閉門即是深山 463
運動不足、呆け予防は楽しみから
昨年10月に待ちに待ったドラムレッスンを再開することが出来た。
もちろん、コロナ禍でも自己練習を週に2回、3時間ずつ続けてきたが、それまでに先生から教えてもらったドラム技術の基本をなんべんも繰り返し、暗譜が出来るようにして、曲に載せて早く叩ける練習をするしか方法が無かった。
実は、コロナ前に教えてもらった技術は、山のようにあった。しかし、先生の前で前回教えてもらった技を5回連続して正確に叩けなければ前に進めない。上手く出来ても、試験をした後の時間は残り僅か10分くらいだから、新しい技術を教えてもらう時間は、次にこれをやりますよ!と、先生がドラムを敲き、見様見真似でやってみてもまったくわからない状態で、譜面を頂く。この繰り返しで7年が過ぎた。
溜まった技術を自己練習するために1年休むことにした。1年経ったらかならず来ますからと言い伝えて、1年後の予約まで取ったのだがコロナの時代になってしまった。その後、まったく先生から連絡がこない。ときどきこちらから「まだですか?」と連絡をしてみるのだが、これという返事がなかった。言葉が曖昧なのだ。変だなと私は思っていた。もう基礎練習も終わり、ある程度ジャズの基本も終わり、ソロだけが残っていた。これが終われば、素人としてのドラムの練習は一応終わりになる。

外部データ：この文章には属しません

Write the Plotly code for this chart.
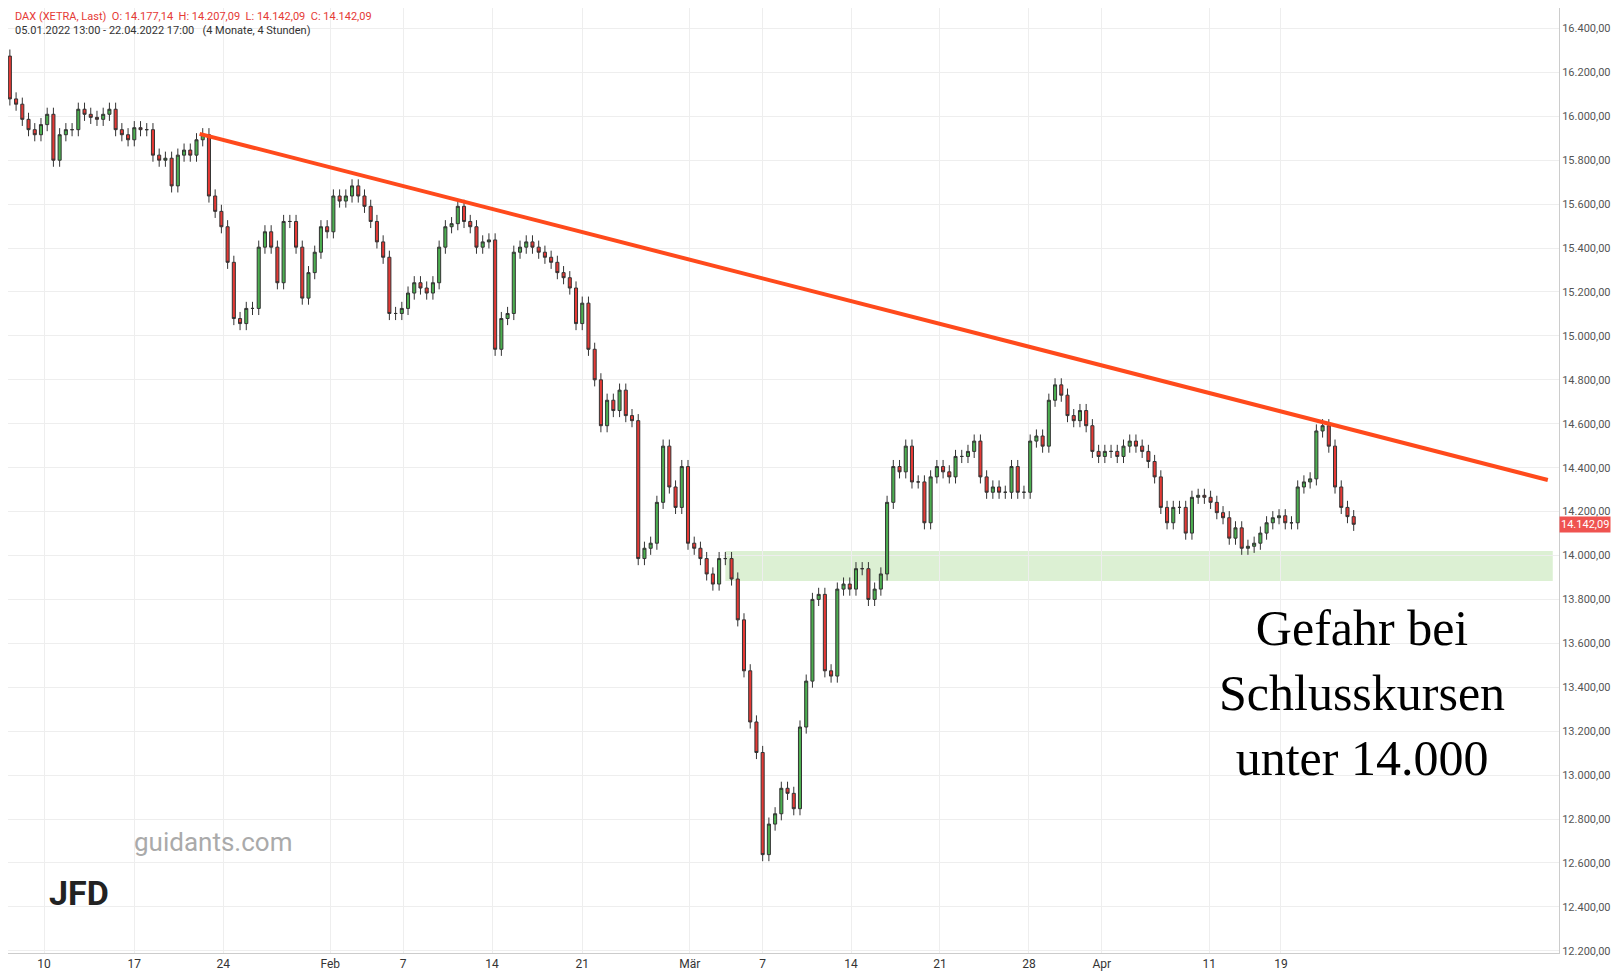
import plotly.graph_objects as go

# closes per 4h candle
closes = [16274, 16079, 16055, 15986, 15939, 15916, 15962, 16009, 15800, 15916,
          15939, 15939, 16032, 16009, 15995, 15986, 16009, 16032, 15939, 15916,
          15893, 15948, 15939, 15939, 15823, 15800, 15809, 15683, 15823, 15846,
          15823, 15893, 15916, 15637, 15567, 15497, 15335, 15079, 15056, 15125,
          15125, 15404, 15474, 15404, 15242, 15521, 15521, 15404, 15172, 15288,
          15381, 15497, 15474, 15637, 15614, 15637, 15683, 15637, 15590, 15521,
          15428, 15358, 15102, 15102, 15125, 15195, 15242, 15218, 15195, 15242,
          15404, 15497, 15511, 15590, 15521, 15497, 15404, 15428, 15437, 14939,
          15079, 15102, 15381, 15404, 15428, 15404, 15381, 15358, 15335, 15288,
          15265, 15218, 15056, 15149, 14939, 14800, 14591, 14707, 14660, 14753,
          14637, 14614, 13986, 14033, 14056, 14242, 14498, 14312, 14219, 14405,
          14056, 14033, 13986, 13916, 13870, 13986, 13986, 13893, 13707, 13475,
          13242, 13103, 12638, 12777, 12824, 12940, 12917, 12847, 13219, 13428,
          13800, 13823, 13475, 13451, 13847, 13870, 13847, 13940, 13940, 13800,
          13847, 13916, 14242, 14405, 14381, 14498, 14335, 14335, 14149, 14358,
          14405, 14381, 14358, 14451, 14451, 14474, 14521, 14358, 14288, 14312,
          14288, 14288, 14405, 14288, 14288, 14521, 14544, 14498, 14707, 14777,
          14730, 14637, 14614, 14660, 14591, 14474, 14451, 14474, 14474, 14451,
          14498, 14521, 14498, 14474, 14428, 14358, 14219, 14149, 14219, 14219,
          14102, 14265, 14274, 14265, 14242, 14195, 14172, 14079, 14126, 14033,
          14042, 14056, 14102, 14149, 14172, 14181, 14149, 14149, 14312, 14335,
          14349, 14567, 14591, 14498, 14312, 14219, 14177, 14142]
first_open = 16250
wick = 30

xtick_pos = [6.5, 21, 35.3, 52.5, 64.2, 78.5, 93, 110.3, 122, 136.2, 150.5, 164.8, 176.5, 193.8, 205.3]
xtick_txt = ["10", "17", "24", "Feb", "7", "14", "21", "Mär", "7", "14", "21", "28", "Apr", "11", "19"]
ytick_vals = list(range(12200, 16401, 200))
ytick_txt = [f"{v:,}".replace(",", ".") + ",00" for v in ytick_vals]

trend_x = [31.5, 248.2]
trend_y = [15920, 14344]
zone = [116, 249, 13884, 14020]

opens = [first_open] + closes[:-1]
highs = [max(o, c) + wick for o, c in zip(opens, closes)]
lows = [min(o, c) - wick for o, c in zip(opens, closes)]
xs = list(range(len(closes)))

fig = go.Figure()
fig.add_shape(type="rect", x0=zone[0], x1=zone[1], y0=zone[2], y1=zone[3],
              fillcolor="rgba(140,205,110,0.3)", line_width=0, layer="below")
fig.add_trace(go.Candlestick(x=xs, open=opens, high=highs, low=lows, close=closes,
                             increasing=dict(line=dict(color="#333", width=1), fillcolor="#4caf50"),
                             decreasing=dict(line=dict(color="#333", width=1), fillcolor="#e53935"),
                             whiskerwidth=0, showlegend=False))
fig.add_trace(go.Scatter(x=trend_x, y=trend_y, mode="lines",
                         line=dict(color="#ff4a1c", width=4), showlegend=False))

fig.add_annotation(x=0.873, y=0.175, xref="paper", yref="paper", xanchor="center", showarrow=False,
                   text="Gefahr bei<br>Schlusskursen<br>unter 14.000",
                   font=dict(family="Liberation Serif", size=50, color="black"), align="center")
fig.add_annotation(x=0.003, y=1.0, xref="paper", yref="paper", xanchor="left", yanchor="top",
                   showarrow=False, align="left",
                   text="<span style='color:#e53935'>DAX (XETRA, Last)  O: 14.177,14  H: 14.207,09  L: 14.142,09  C: 14.142,09</span>"
                        "<br><span style='color:#333'>05.01.2022 13:00 - 22.04.2022 17:00   (4 Monate, 4 Stunden)</span>",
                   font=dict(family="Roboto", size=11))
fig.add_annotation(x=1.0, y=14142, xref="paper", yref="y", xanchor="left", showarrow=False,
                   text="14.142,09", bgcolor="#ef5350", font=dict(color="white", size=11))
fig.add_annotation(x=0.08, y=0.1, xref="paper", yref="paper", xanchor="left", showarrow=False,
                   text="guidants.com", font=dict(family="Roboto", size=26, color="#aaa"))
fig.add_annotation(x=0.025, y=0.04, xref="paper", yref="paper", xanchor="left", showarrow=False,
                   text="<b>JFD</b>", font=dict(family="Roboto", size=34, color="#222"))

fig.update_layout(width=1623, height=973, margin=dict(l=0, r=72, t=0, b=28),
                  plot_bgcolor="white", paper_bgcolor="white",
                  xaxis=dict(range=[0.7, 250], tickvals=xtick_pos, ticktext=xtick_txt,
                             rangeslider_visible=False, showgrid=True, gridcolor="#eee",
                             tickfont=dict(size=12, color="#333"), zeroline=False,
                             showline=True, linecolor="#ccc"),
                  yaxis=dict(side="right", range=[12190, 16493], tickvals=ytick_vals, ticktext=ytick_txt,
                             showgrid=True, gridcolor="#eee", tickfont=dict(size=11, color="#555"),
                             showline=True, linecolor="#ccc", zeroline=False),
                  font=dict(family="Roboto"))
fig.write_html("out.html")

コロナ前、1年休みを決めた時は、私は70歳半ば前だった。計画では、67歳からZEROからスタートして76歳で素人的な全てをマスターして、2年くらい一生懸命繰り返し自己練習に励めば、78歳くらいでイッパシの素人ミュージシャンになれると考えていた。バンドも組んでいたし、ライブもしていたが、どこか心もとない!ドラムをやることで、老人の運動不足の解消と呆け防止にもなるし、学生時代に世にドラムの先生など居なかった時代に組んでいたバンド仲間との楽しい生活を老いても出来るようにしたかった。
若いころは、5人でグループを組んでいた。しかし、すぐに若くしてひとりが天国に逝った。代わりにひとりが入った。彼も60代半ばにしてこの世から去った。ひとりは、脳溢血の後遺症で鍵盤が叩けないでいる。ひとりは、音沙汰も判らず連絡のつけようもない。結局、あのころの仲間は、私を入れてふたりになった。他の女性だけのグループも同じようなもので、このふたつのバンドを合体したのが、今のバンドだ。
ちょうどコロナ禍2年半を待って先生から再び教えを乞えることになったのが、昨年の秋だった。自分で企てた計画とは大分変った。教わって、終わって、自己練習をして、それを使えるだろう年齢は、81、2歳になってしまった。たぶん、先生はコロナ禍で私のような70歳半ばの生徒は持ちたくなかったのだろう。
さて、自分の想いと予定を先生に伝えてレッスンが始まった!急に難しくなった!2年半のブランクが私の老いを速めたのか、81、2歳までのスケジュールに間に合わすべく先生が教えの計画を難しくしたのかわからないが、難しい!考えてみると、私が今所属させてもらっているバンドは、不明確だが平均年齢が73歳くらいだろうか。後、私が習った技が完成するには、速くても5年はかかりそうだ!ということは、80歳のバンド!皆揃って和音を楽しめるだろうか?怪しい!